**What you are asked to do**
Output the first line of the listing and each line after it, up to and including the line that contains "(ftl) -- (ftr);", exactly as written, minus the pictures.

**Given data**
___

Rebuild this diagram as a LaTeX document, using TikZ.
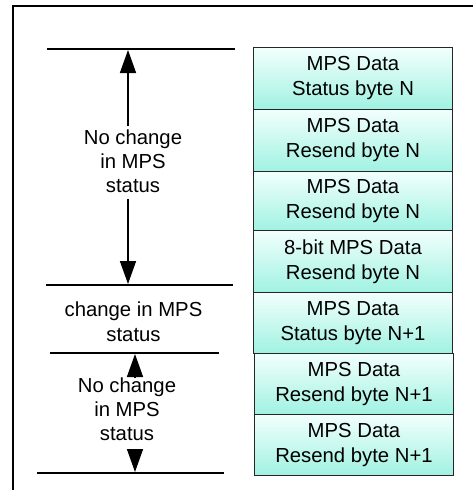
\documentclass[tikz,border=0pt]{standalone}
\usepackage{fontspec}
\setmainfont{Liberation Sans}
\usetikzlibrary{arrows.meta}

\definecolor{boxtop}{RGB}{242,255,252}
\definecolor{boxbottom}{RGB}{160,242,226}

\tikzset{
  databox/.style={draw=black!85, line width=1pt, top color=boxtop, bottom color=boxbottom,
    minimum width=199pt, inner sep=0pt, anchor=north west, align=center,
    font=\fontsize{20.3pt}{25pt}\selectfont},
  label/.style={inner sep=0pt, align=center, font=\fontsize{20.3pt}{24pt}\selectfont},
  rule/.style={line width=2.2pt},
  arr/.style={line width=1.5pt, -{Triangle[width=16pt,length=23pt]}},
  frame/.style={line width=2pt}
}

\begin{document}
\begin{tikzpicture}[x=1pt,y=-1pt]
\useasboundingbox (0,0) rectangle (473,490);

% outer frame (open to the right and bottom)
\coordinate (fbl) at (13,492);
\coordinate (ftl) at (13,6);
\coordinate (ftr) at (475,6);
\draw[frame] (fbl) -- (ftl) -- (ftr);

% stack of data bytes
\node[databox, minimum height=62pt] (b1) at (253,47) {MPS Data\\Status byte N};
\node[databox, minimum height=62pt] (b2) at (253,109) {MPS Data\\Resend byte N};
\node[databox, minimum height=59pt] (b3) at (253,171) {MPS Data\\Resend byte N};
\node[databox, minimum height=62pt] (b4) at (253,230) {8-bit MPS Data\\Resend byte N};
\node[databox, minimum height=61pt] (b5) at (253,292) {MPS Data\\Status byte N+1};
\node[databox, minimum height=61pt] (b6) at (254,353) {MPS Data\\Resend byte N+1};
\node[databox, minimum height=61pt] (b7) at (254,414) {MPS Data\\Resend byte N+1};

% boundary rules
\coordinate (r1a) at (47,49);  \coordinate (r1b) at (235,49);
\coordinate (r2a) at (46,285); \coordinate (r2b) at (233,285);
\coordinate (r3a) at (50,353); \coordinate (r3b) at (219,353);
\coordinate (r4a) at (37,473); \coordinate (r4b) at (224,473);
\draw[rule] (r1a) -- (r1b);
\draw[rule] (r2a) -- (r2b);
\draw[rule] (r3a) -- (r3b);
\draw[rule] (r4a) -- (r4b);

% first span: no change
\node[label] (t1) at (133,161.5) {No change\\in MPS\\status};
\coordinate (a1s) at (128,126); \coordinate (a1e) at (128,50);
\coordinate (a2s) at (128,199); \coordinate (a2e) at (128,284);
\draw[arr] (a1s) -- (a1e);
\draw[arr] (a2s) -- (a2e);

% change in status
\node[label, font=\fontsize{20.3pt}{25pt}\selectfont] (t2) at (133.5,322) {change in MPS\\status};

% second span: no change
\node[label] (t3) at (127,409) {No change\\in MPS\\status};
\coordinate (a3s) at (135,377); \coordinate (a3e) at (135,354);
\coordinate (a4s) at (135,449); \coordinate (a4e) at (135,472);
\draw[arr] (a3s) -- (a3e);
\draw[arr] (a4s) -- (a4e);
\end{tikzpicture}
\end{document}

___

**Reply**
Rebuild this diagram as a LaTeX document, using TikZ.
\documentclass[tikz,border=0pt]{standalone}
\usepackage{fontspec}
\setmainfont{Liberation Sans}
\usetikzlibrary{arrows.meta}

\definecolor{boxtop}{RGB}{242,255,252}
\definecolor{boxbottom}{RGB}{160,242,226}

\tikzset{
  databox/.style={draw=black!85, line width=1pt, top color=boxtop, bottom color=boxbottom,
    minimum width=199pt, inner sep=0pt, anchor=north west, align=center,
    font=\fontsize{20.3pt}{25pt}\selectfont},
  label/.style={inner sep=0pt, align=center, font=\fontsize{20.3pt}{24pt}\selectfont},
  rule/.style={line width=2.2pt},
  arr/.style={line width=1.5pt, -{Triangle[width=16pt,length=23pt]}},
  frame/.style={line width=2pt}
}

\begin{document}
\begin{tikzpicture}[x=1pt,y=-1pt]
\useasboundingbox (0,0) rectangle (473,490);

% outer frame (open to the right and bottom)
\coordinate (fbl) at (13,492);
\coordinate (ftl) at (13,6);
\coordinate (ftr) at (475,6);
\draw[frame] (fbl) -- (ftl) -- (ftr);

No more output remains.